Scandic said “intensified rent negotiations” had seen agreements and offers for rent reductions of around Skr500m.
The company expected that the hotel market would recover slowly with continued low demand at the beginning of 2021 and that it would probably take “several years” for revpar and occupancy to return to levels prior to the pandemic.
In November, Scandic’s average occupancy rate was approximately 20% due to weak demand in all markets. In November, Scandic’s average occupancy rate was approximately 20%, a decline compared with 36% during the third quarter and 33% in October.
Demand has been weak in all markets due to the increased spread of Covid-19 and more comprehensive government restrictions.
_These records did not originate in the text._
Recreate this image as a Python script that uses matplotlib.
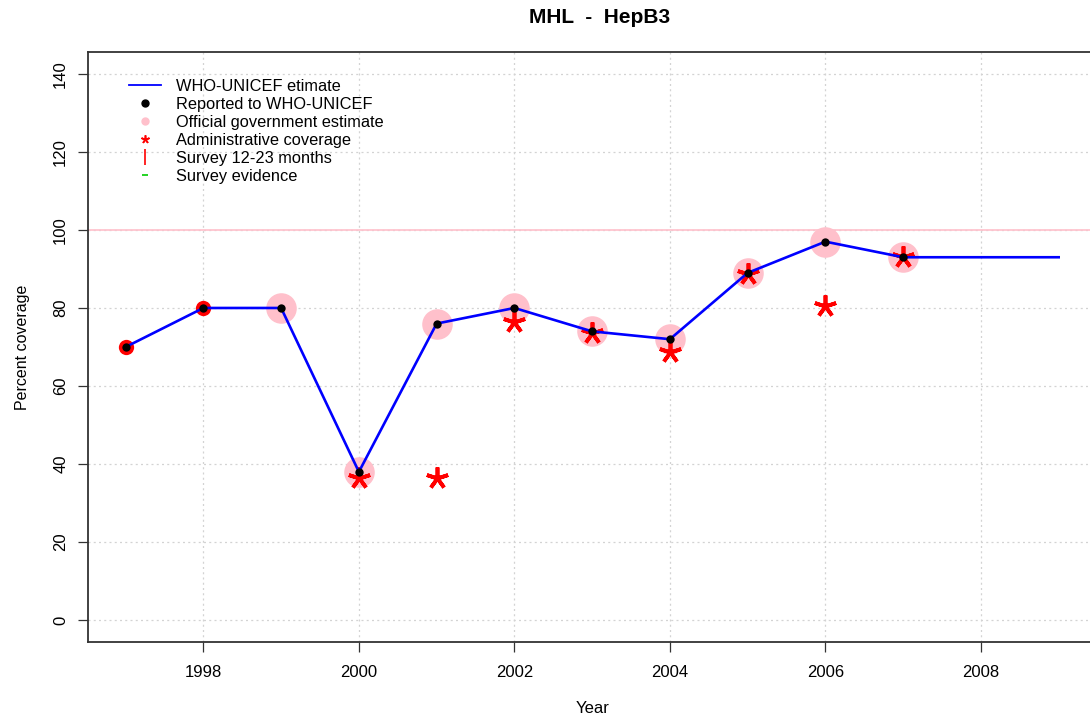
import numpy as np
import matplotlib
matplotlib.use("Agg")
import matplotlib.pyplot as plt
from matplotlib.lines import Line2D

plt.rcParams["font.family"] = ["Liberation Sans", "DejaVu Sans"]

# Data
years_est = [1997, 1998, 1999, 2000, 2001, 2002, 2003, 2004, 2005, 2006, 2007, 2008, 2009]
who_unicef = [70, 80, 80, 38, 76, 80, 74, 72, 89, 97, 93, 93, 93]

years_rep = [1997, 1998, 1999, 2000, 2001, 2002, 2003, 2004, 2005, 2006, 2007]
reported = [70, 80, 80, 38, 76, 80, 74, 72, 89, 97, 93]

years_gov = [1999, 2000, 2001, 2002, 2003, 2004, 2005, 2006, 2007]
official_gov = [80, 38, 76, 80, 74, 72, 89, 97, 93]

years_admin = [2000, 2001, 2002, 2003, 2004, 2005, 2006, 2007]
admin_cov = [36.5, 36.5, 76.5, 73.5, 68.7, 88.7, 80.6, 93]

years_red = [1997, 1998]
red_pts = [70, 80]

xticks = [1998, 2000, 2002, 2004, 2006, 2008]
yticks = [0, 20, 40, 60, 80, 100, 120, 140]

W, H = 1090, 718
fig = plt.figure(figsize=(W / 100, H / 100), dpi=100)
ax_l, ax_r, ax_t, ax_b = 88.3, 1096.0, 52.0, 642.0
ax = fig.add_axes([ax_l / W, 1 - ax_b / H, (ax_r - ax_l) / W, (ax_b - ax_t) / H])

grid_kw = dict(color="#d3d3d3", lw=0.9, ls=(0, (1.6, 2.6)), zorder=0)
for x in xticks:
    ax.axvline(x, **grid_kw)
for y in yticks:
    ax.axhline(y, **grid_kw)
ax.axhline(100, color="#ffc0cb", lw=1.2, zorder=1)

ax.plot(years_gov, official_gov, ls="none", marker="o", ms=22,
        color="#ffc0cb", mec="none", zorder=2)
ax.plot(years_red, red_pts, ls="none", marker="o", ms=11,
        color="#ff0000", mec="none", zorder=2)
ax.plot(years_admin, admin_cov, ls="none", marker=(5, 2, 0), ms=16,
        color="#ff0000", mew=2.7, zorder=3)
ax.plot(years_est, who_unicef, color="#0000ff", lw=1.9, zorder=4)
ax.plot(years_rep, reported, ls="none", marker="o", ms=6,
        color="black", mec="none", zorder=5)

ax.set_xlim(1996.52, 2009.48)
ax.set_ylim(-5.6, 145.6)
ax.set_xticks(xticks)
ax.set_yticks(yticks)
ax.tick_params(axis="both", direction="out", length=7.5, width=0.9,
               color="#333333", labelsize=12)
ax.tick_params(axis="x", pad=9)
ax.tick_params(axis="y", pad=7, labelrotation=90)
for lab in ax.get_yticklabels():
    lab.set_va("center")
for side in ("left", "bottom", "top"):
    ax.spines[side].set_color("#333333")
    ax.spines[side].set_linewidth(1.3)
ax.spines["right"].set_visible(False)

ax.set_xlabel("Year", fontsize=12, labelpad=15)
ax.set_ylabel("Percent coverage", fontsize=11.5, labelpad=17)

fig.text(600 / W, 1 - 23 / H, "MHL  -  HepB3", ha="center", va="baseline",
         fontsize=15, fontweight="bold")

handles = [
    Line2D([], [], color="#0000ff", lw=1.3),
    Line2D([], [], ls="none", marker="o", ms=5, color="black"),
    Line2D([], [], ls="none", marker="o", ms=5, color="#ffc0cb"),
    Line2D([], [], ls="none", marker=(5, 2, 0), ms=6, mew=1.2, color="#ff0000"),
    Line2D([], [], ls="none", marker="|", ms=11, mew=1.2, color="#ff0000"),
    Line2D([], [], ls="none", marker="_", ms=4, mew=1.2, color="#00cc00"),
]
labels = ["WHO-UNICEF etimate", "Reported to WHO-UNICEF",
          "Official government estimate", "Administrative coverage",
          "Survey 12-23 months", "Survey evidence"]
ax.legend(handles, labels, loc="upper left",
          bbox_to_anchor=((129 - ax_l) / (ax_r - ax_l), 1 - (79 - ax_t) / (ax_b - ax_t)),
          frameon=False, fontsize=11.8, handlelength=1.95, handletextpad=0.92,
          labelspacing=0.18, borderaxespad=0, borderpad=0)

fig.savefig("out.png", dpi=100)
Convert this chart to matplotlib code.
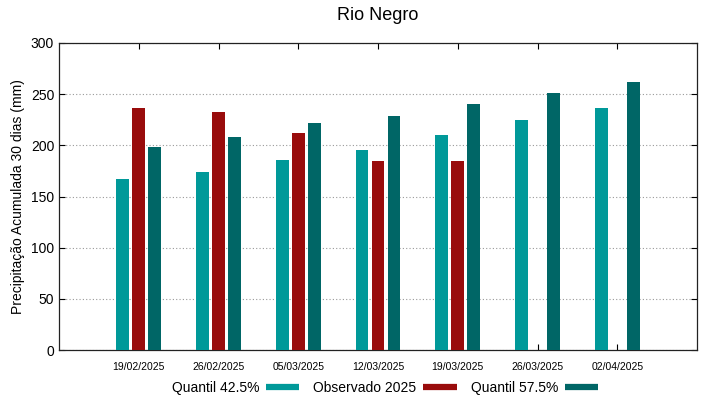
import matplotlib
matplotlib.use("Agg")
import matplotlib.pyplot as plt
from matplotlib.lines import Line2D
import numpy as np

plt.rcParams['font.family'] = ['Liberation Sans', 'DejaVu Sans']

dates = ["19/02/2025", "26/02/2025", "05/03/2025", "12/03/2025",
         "19/03/2025", "26/03/2025", "02/04/2025"]
q425 = [167.3, 173.8, 186.1, 195.8, 210.4, 225.1, 236.0]
obs2025 = [236.6, 232.7, 212.1, 185.1, 185.1, np.nan, np.nan]
q575 = [198.7, 208.2, 221.5, 228.3, 240.2, 251.0, 261.7]

c_q425 = "#009999"
c_obs = "#990c0c"
c_q575 = "#006666"

fig = plt.figure(figsize=(7.19, 3.99), dpi=100)
ax = fig.add_axes([59/719, 1-350/399, (697-59)/719, (350-43)/399])

x = np.arange(1, len(dates)+1)
w = 0.16
off = 0.2
ax.bar(x - off, q425, w, color=c_q425, zorder=3)
ax.bar(x, obs2025, w, color=c_obs, zorder=3)
ax.bar(x + off, q575, w, color=c_q575, zorder=3)

ax.set_xlim(0, 8)
ax.set_ylim(0, 300)
ax.set_yticks(np.arange(0, 301, 50))
ax.set_xticks(x)
ax.set_xticklabels(dates, fontsize=7.5)
ax.tick_params(axis='y', labelsize=10, direction='in', length=4, right=True)
ax.tick_params(axis='x', direction='in', length=4, top=True, pad=9)
ax.yaxis.grid(True, linestyle=(0, (1, 2)), color='#999999', linewidth=0.8, zorder=0)
ax.set_axisbelow(True)
for s in ax.spines.values():
    s.set_linewidth(0.9)
    s.set_color('#222222')

ax.set_ylabel("Precipitação Acumulada 30 dias (mm)", fontsize=10, labelpad=4)
fig.text(378/719, 1-16/399, "Rio Negro", ha='center', va='center', fontsize=13)

handles = [Line2D([], [], color=c, lw=4.5, solid_capstyle='butt') for c in (c_q425, c_obs, c_q575)]
labels = ["Quantil 42.5%", "Observado 2025", "Quantil 57.5%"]
fig.legend(handles, labels, loc='center', bbox_to_anchor=(385/719, 1-388/399),
           ncol=3, frameon=False, markerfirst=False, fontsize=10,
           handlelength=2.4, columnspacing=1.0, handletextpad=0.5)

fig.savefig("out.png", dpi=100)
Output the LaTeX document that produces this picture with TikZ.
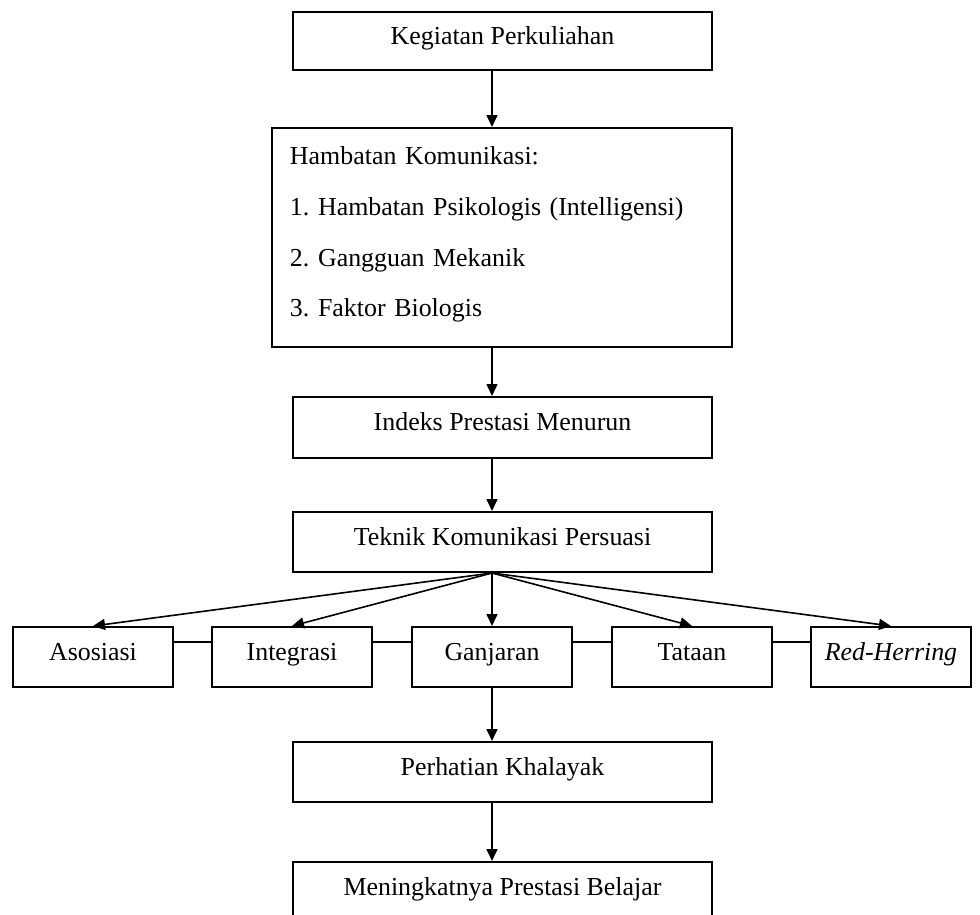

The situation was particularly critical in the capitals where occupancy is less than one-third of what would be considered normal.
Scandic expected continued low activity levels in December and the average occupancy rate for the fourth quarter was expected to be about 20% to 25%.
The company said: “A number of rent negotiations are still in the early stages and given the very weak market, further rent adjustments will be necessary. It is in the interest of both Scandic and the property owners to find solutions that enable profitable hotel operations.
“During the period January to September 2020, rental costs accounted for 41.6% of net sales and excluding state aid, the share of rent was as high as 47%. For many hotels, rent costs currently exceed the hotels’ turnover, which is not sustainable.
“Given the current market situation, it is unlikely that Scandic will sign any new leases or that existing leases will be extended unless the terms are adapted to lower levels of activity.”